There are two avenues that help alleviate this problem. The first is to avoid copying when the nodes only have one owner.
isKnownUniquelyReferenced
In the Swift standard library lives a function named isKnownUniquelyReferenced
. This function can be used to determine whether or not an object has exactly one reference to it. Test this out in the linked list COW example.
In the last example
function call, find the line where you wrote var list2 = list1
and update that to the following:
print("List1 uniquely referenced: \(isKnownUniquelyReferenced(&list1.head))")
var list2 = list1
print("List1 uniquely referenced: \(isKnownUniquelyReferenced(&list1.head))")
You should see two new lines in the console:
List1 uniquely referenced: true
List1 uniquely referenced: false
Using isKnownUniquelyReferenced
, you can check whether or not the underlying node objects are being shared!

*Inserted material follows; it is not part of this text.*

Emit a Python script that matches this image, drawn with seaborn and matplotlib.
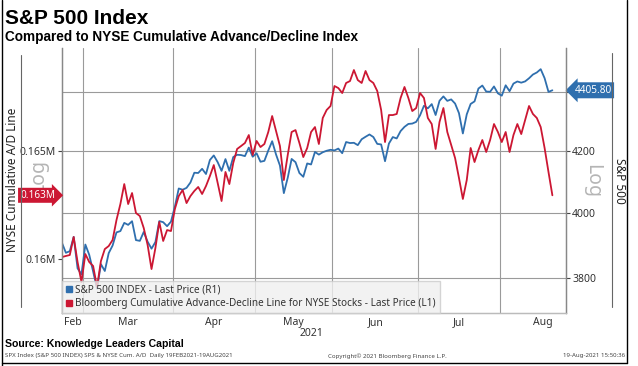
import numpy as np
import pandas as pd
import matplotlib
matplotlib.use("Agg")
import matplotlib.pyplot as plt
import seaborn as sns
from matplotlib.ticker import FixedLocator, NullLocator, FixedFormatter
from matplotlib.lines import Line2D

# ---------------- data ----------------
holidays = ["2021-04-02", "2021-05-31", "2021-07-05"]
dates = pd.bdate_range("2021-02-19", "2021-08-19")
dates = dates[~dates.isin(pd.to_datetime(holidays))]

sp500 = [3906.71, 3876.50, 3881.37, 3925.43, 3829.34, 3811.15,
         3901.82, 3870.29, 3819.72, 3768.47, 3841.94, 3821.35, 3875.44, 3898.81, 3939.34, 3943.34,
         3968.94, 3962.71, 3974.12, 3915.46, 3913.10, 3940.59, 3910.52, 3889.14, 3909.52, 3974.54,
         3971.09, 3958.55, 3972.89,
         4019.87, 4077.91, 4073.94, 4079.95, 4097.17, 4128.80, 4127.99, 4141.59, 4124.66, 4170.42,
         4185.47, 4163.26, 4134.94, 4173.42, 4134.98, 4180.17, 4187.62, 4186.72, 4183.18, 4211.47,
         4181.17,
         4192.66, 4164.66, 4167.59, 4201.62, 4232.60, 4188.43, 4152.10, 4063.04, 4112.50, 4173.85,
         4163.29, 4127.83, 4115.68, 4159.12, 4155.86, 4197.05, 4188.13, 4195.99, 4200.88, 4204.11,
         4202.04, 4208.12, 4192.85, 4229.89, 4226.52, 4227.26, 4219.55, 4239.18, 4247.44, 4255.15,
         4246.59, 4223.70, 4221.86, 4166.45, 4224.79, 4246.44, 4241.84, 4266.49, 4280.70, 4290.61,
         4291.80, 4297.50,
         4319.94, 4352.34, 4343.54, 4358.13, 4320.82, 4369.55, 4384.63, 4369.21, 4374.30, 4360.03,
         4327.16, 4258.49, 4323.06, 4358.69, 4367.48, 4411.79, 4422.30, 4401.46, 4400.64, 4419.15,
         4395.26,
         4387.16, 4423.15, 4402.66, 4429.10, 4436.52, 4432.35, 4436.75, 4447.70, 4460.83, 4468.00,
         4479.71, 4448.08, 4400.27, 4405.80]

nyse_ad = [160090, 160140, 160185, 161020, 159860, 158935, 160230, 159860, 159675, 158705,
           159905, 160460, 160600, 160880, 161805, 162545, 163470, 162545, 163055, 162130,
           161990, 161435, 160650, 159535, 160510, 161715, 160835, 161340, 161295, 162315,
           162915, 163195, 162590, 162915, 163150, 163335, 163010, 163380, 163840, 164350,
           163520, 162685, 164030, 163470, 164445, 165095, 165230, 165370, 165740, 164815,
           165465, 165185, 165325, 165880, 166620, 165925, 165230, 163655, 164815, 165880,
           165970, 165370, 164720, 165140, 165880, 166110, 165325, 166530, 166900, 167085,
           168010, 167915, 167685, 168150, 168240, 168750, 168285, 168150, 168705, 168285,
           168150, 167780, 166900, 165415, 166665, 166665, 166715, 167455, 167965, 167455,
           166850, 166990, 167685, 167455, 166530, 166250, 165095, 166345, 166990, 165880,
           165280, 164675, 163750, 162780, 163655, 165140, 164490, 165045, 165510, 164955,
           165510, 166250, 165880, 165415, 165880, 164955, 165740, 166250, 165785, 166435,
           167085, 166715, 166530, 166110, 165140, 164030, 162950]

month_names = ["Feb", "Mar", "Apr", "May", "Jun", "Jul", "Aug"]
sp_ticks = [3800, 4000, 4200, 4400]
sp_ticklabels = ["3800", "4000", "4200", ""]
ad_ticks = [160000, 165000]
ad_ticklabels = ["0.16M", "0.165M"]
sp_label = "S&P 500 INDEX - Last Price (R1)"
ad_label = "Bloomberg Cumulative Advance-Decline Line for NYSE Stocks - Last Price (L1)"

df = pd.DataFrame({"idx": np.arange(len(dates)), "date": dates,
                   "sp": sp500, "ad": nyse_ad})

# month boundaries / centers in trading-day index
full = pd.bdate_range("2021-02-01", "2021-08-31")
full = full[~full.isin(pd.to_datetime(holidays + ["2021-02-15"]))]
offset = int(np.where(full == dates[0])[0][0])
fidx = np.arange(len(full)) - offset
fm = full.month.values
bounds = [fidx[i] - 0.5 for i in range(1, len(full)) if fm[i] != fm[i - 1]]
XMIN, XMAX = 0, 129.5
starts = [XMIN] + bounds
ends = bounds + [fidx[-1] + 0.5]
centers = [(s + e) / 2 for s, e in zip(starts, ends)]

# ---------------- style ----------------
BLUE = "#2f6fae"
RED = "#cc1733"
GRID = "#9a9a9a"
TXT = "#333333"
BOLDFONT = ["Liberation Sans", "DejaVu Sans"]
sns.set_style("white")
plt.rcParams["font.family"] = ["Noto Sans", "DejaVu Sans"]

fig = plt.figure(figsize=(6.38, 3.66), dpi=100)
W, H = 638, 366
ax = fig.add_axes([62 / W, 1 - 313 / H, 504 / W, 265 / H])
ax2 = ax.twinx()

sns.lineplot(data=df, x="idx", y="sp", ax=ax, color=BLUE, linewidth=1.3)
sns.lineplot(data=df, x="idx", y="ad", ax=ax2, color=RED, linewidth=1.3)

ax.set_xlim(XMIN, XMAX)
ax.set_yscale("log")
ax.set_ylim(3697, 4555)
ax2.set_ylim(157500, 169770)
for a in (ax, ax2):
    a.set_xlabel("")
    a.set_ylabel("")

# right axis (S&P)
ax.yaxis.set_ticks_position("right")
ax.yaxis.set_major_locator(FixedLocator(sp_ticks))
ax.yaxis.set_major_formatter(FixedFormatter(sp_ticklabels))
ax.yaxis.set_minor_locator(NullLocator())
ax.tick_params(axis="y", which="major", direction="out", length=3, width=0.8,
               color="#444444", labelsize=7.5, labelcolor=TXT, pad=1.5)
# left axis (A/D)
ax2.yaxis.set_ticks_position("left")
ax2.yaxis.set_major_locator(FixedLocator(ad_ticks))
ax2.yaxis.set_major_formatter(FixedFormatter(ad_ticklabels))
ax2.yaxis.set_minor_locator(NullLocator())
ax2.tick_params(axis="y", which="major", direction="out", length=3, width=0.8,
                color="#444444", labelsize=7.5, labelcolor=TXT, pad=1.5)

# x axis
ax.set_xticks(bounds)
ax.set_xticklabels([""] * len(bounds))
ax.set_xticks(centers, minor=True)
ax.set_xticklabels(month_names, minor=True)
ax.tick_params(axis="x", which="both", length=0, labelsize=7.5, labelcolor=TXT, pad=3)

ax.grid(True, which="major", axis="both", color=GRID, linewidth=0.8)
ax.set_axisbelow(True)

for a in (ax, ax2):
    a.spines["top"].set_visible(False)
    a.spines["left"].set_color("#888888")
    a.spines["right"].set_color("#888888")
    a.spines["bottom"].set_color("#bbbbbb")
    for s in a.spines.values():
        s.set_linewidth(0.9)

# value tags
ax.annotate(f"{sp500[-1]:.2f}", xy=(1.0, sp500[-1]), xycoords=("axes fraction", "data"),
            xytext=(6, 0), textcoords="offset points", ha="left", va="center",
            color="white", fontsize=7.2,
            bbox=dict(boxstyle="larrow,pad=0.25", fc=BLUE, ec="none"))
ax2.annotate(f"{nyse_ad[-1] / 1e6:.3f}M", xy=(0.0, nyse_ad[-1]), xycoords=("axes fraction", "data"),
             xytext=(-5, 0), textcoords="offset points", ha="right", va="center",
             color="white", fontsize=7.2,
             bbox=dict(boxstyle="rarrow,pad=0.2", fc=RED, ec="none"))

# legend
handles = [Line2D([], [], marker="s", ls="none", color=BLUE, markersize=4.5),
           Line2D([], [], marker="s", ls="none", color=RED, markersize=4.5)]
leg = ax2.legend(handles, [sp_label, ad_label], loc="lower left", bbox_to_anchor=(0, 0),
                 fontsize=7.2, frameon=True, fancybox=False, facecolor="#efefef",
                 edgecolor="#cccccc", framealpha=0.8, borderaxespad=0, handlelength=0.7,
                 handletextpad=0.2, labelspacing=0.25, borderpad=0.4)
for t in leg.get_texts():
    t.set_color(TXT)
leg.set_zorder(10)

# axis titles & decorations
fig.text(13 / W, 1 - 180 / H, "NYSE Cumulative A/D Line", rotation=90, ha="center",
         va="center", fontsize=8.5, color="#222222")
fig.text(38 / W, 1 - 176 / H, "Log", rotation=90, ha="center", va="center",
         fontsize=14, color="#b5b5b5", zorder=-1)
fig.text(592 / W, 1 - 181 / H, "Log", rotation=270, ha="center", va="center",
         fontsize=14, color="#b5b5b5", zorder=-1)
fig.text(619 / W, 1 - 181 / H, "S&P 500", rotation=270, ha="center", va="center",
         fontsize=8.5, color="#222222")
fig.add_artist(Line2D([21 / W, 21 / W], [1 - 55 / H, 1 - 307 / H], color="#666666", lw=0.8))
fig.add_artist(Line2D([612 / W, 612 / W], [1 - 53 / H, 1 - 307 / H], color="#666666", lw=0.8))

fig.text(312 / W, 1 - 334 / H, "2021", ha="center", va="center", fontsize=7.5, color=TXT)

fig.text(5 / W, 1 - 18 / H, "S&P 500 Index", ha="left", va="center", fontsize=15,
         fontweight="bold", color="black", family=BOLDFONT)
fig.text(5 / W, 1 - 37 / H, "Compared to NYSE Cumulative Advance/Decline Index", ha="left",
         va="center", fontsize=9.8, fontweight="bold", color="black", family=BOLDFONT)
fig.text(5 / W, 1 - 344 / H, "Source: Knowledge Leaders Capital", ha="left", va="center",
         fontsize=7.6, fontweight="bold", color="black", family=BOLDFONT)
fig.text(5 / W, 1 - 356 / H, "SPX Index (S&P 500 INDEX) SPS & NYSE Cum. A/D  Daily 19FEB2021-19AUG2021",
         ha="left", va="center", fontsize=4.4, color="#444444")
fig.text(387 / W, 1 - 356 / H, "Copyright\u00a9 2021 Bloomberg Finance L.P.", ha="center",
         va="center", fontsize=4.4, color="#444444")
fig.text(625 / W, 1 - 356 / H, "19-Aug-2021 15:50:36", ha="right", va="center",
         fontsize=4.4, color="#444444")

# outer frame
fig.add_artist(Line2D([1.5 / W, 1.5 / W], [0, 1], color="black", lw=1))
fig.add_artist(Line2D([627 / W, 627 / W], [1 - 363 / H, 1], color="black", lw=1))
fig.add_artist(Line2D([1.5 / W, 627 / W], [1 - 363 / H, 1 - 363 / H], color="black", lw=1))

fig.savefig("out.png", dpi=100)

Since you’ve verified this behavior, remove the two print
statements. Your path is clear. Add the following condition to the top of copyNodes
:
guard !isKnownUniquelyReferenced(&head) else {
return
}
You can be pleased that COW is still very much in effect:
---Example of linked list cow---
List1: 1 -> 2
List2: 1 -> 2
After appending 3 to list2
List1: 1 -> 2
List2: 1 -> 2 -> 3
With this change, your linked list performance will reclaim its previous performance with the benefits of COW.
A minor predicament
Add the following code inside your previous example code:
print("Removing middle node on list2")
if let node = list2.node(at: 0) {
list2.remove(after: node)
}
print("List2: \(list2)")
You should see the following console output:
---Example of linked list cow---
List1: 1 -> 2
List2: 1 -> 2
After appending 3 to list2
List1: 1 -> 2
List2: 1 -> 2 -> 3
Removing middle node on list2
List2: 1 -> 2 -> 3
The remove operation is no longer working. The reason for this lies in the CoW optimization we made. Because every mutation can trigger a copy of the nodes, the remove(after:)
implementation is making a removal on the wrong set of nodes. To rectify that, you’ll write a specialized version of the copyNodes
method. Head back into LinkedList.swift in your Sources directory and write the following just below the copyNodes
method:
private mutating func copyNodes(returningCopyOf node: Node<Value>?) -> Node<Value>? {
guard !isKnownUniquelyReferenced(&head) else {
return nil
}
guard var oldNode = head else {
return nil
}
head = Node(value: oldNode.value)
var newNode = head
var nodeCopy: Node<Value>?
while let nextOldNode = oldNode.next {
if oldNode === node {
nodeCopy = newNode
}
newNode!.next = Node(value: nextOldNode.value)
newNode = newNode!.next
oldNode = nextOldNode
}
return nodeCopy
}
This method shares many similarities with the previous implementation. The main difference is that it will return the newly copied node based on the passed in parameter. Update the remove(after:)
method to the following:
@discardableResult
public mutating func remove(after node: Node<Value>) -> Value? {
guard let node = copyNodes(returningCopyOf: node) else { return nil }
defer {
if node.next === tail {
tail = node
}
node.next = node.next?.next
}
return node.next?.value
}
You’re now using the method you just created, and performing the removal on the newly copied node.
Sharing nodes
The second optimization is a partial sharing of nodes. As it turns out, there are certain scenarios where you can avoid a copy. A comprehensive evaluation of all the scenarios is beyond the scope of this book, but you’ll try to get an understanding of how this works.
Take a look at the following example (no need to write this down):
var list1 = LinkedList<Int>()
(1...3).forEach { list1.append($0) }
var list2 = list1
Now consider the consequence of doing a push operation on list2
with cow disabled:
list2.push(0)
Is list1
affected by push
operation on list2
? Not in this case! If you were to print the two lists, you’ll get the following output:
List1: 1 -> 2 -> 3
List2: 0 -> 1 -> 2 -> 3
The result of pushing 100 to list1
in this case is also safe:
list1.push(100)
If you were to print the two lists now, you’d get the following output:
List1: 100 -> 1 -> 2 -> 3
List2: 0 -> 1 -> 2 -> 3
The unidirectional nature of the linked list means that head-first insertions can ignore the “COW tax”!
Key points
- Linked lists are linear and unidirectional. As soon as you move a reference from one node to another, you can’t go back.
- Linked lists have a O(1) time complexity for head first insertions. Arrays have O(n) time complexity for head-first insertions.
- Conforming to Swift collection protocols such as
Sequence
andCollection
offers a host of helpful methods for a fairly small amount of requirements. - Copy-on-write behavior lets you achieve value semantics.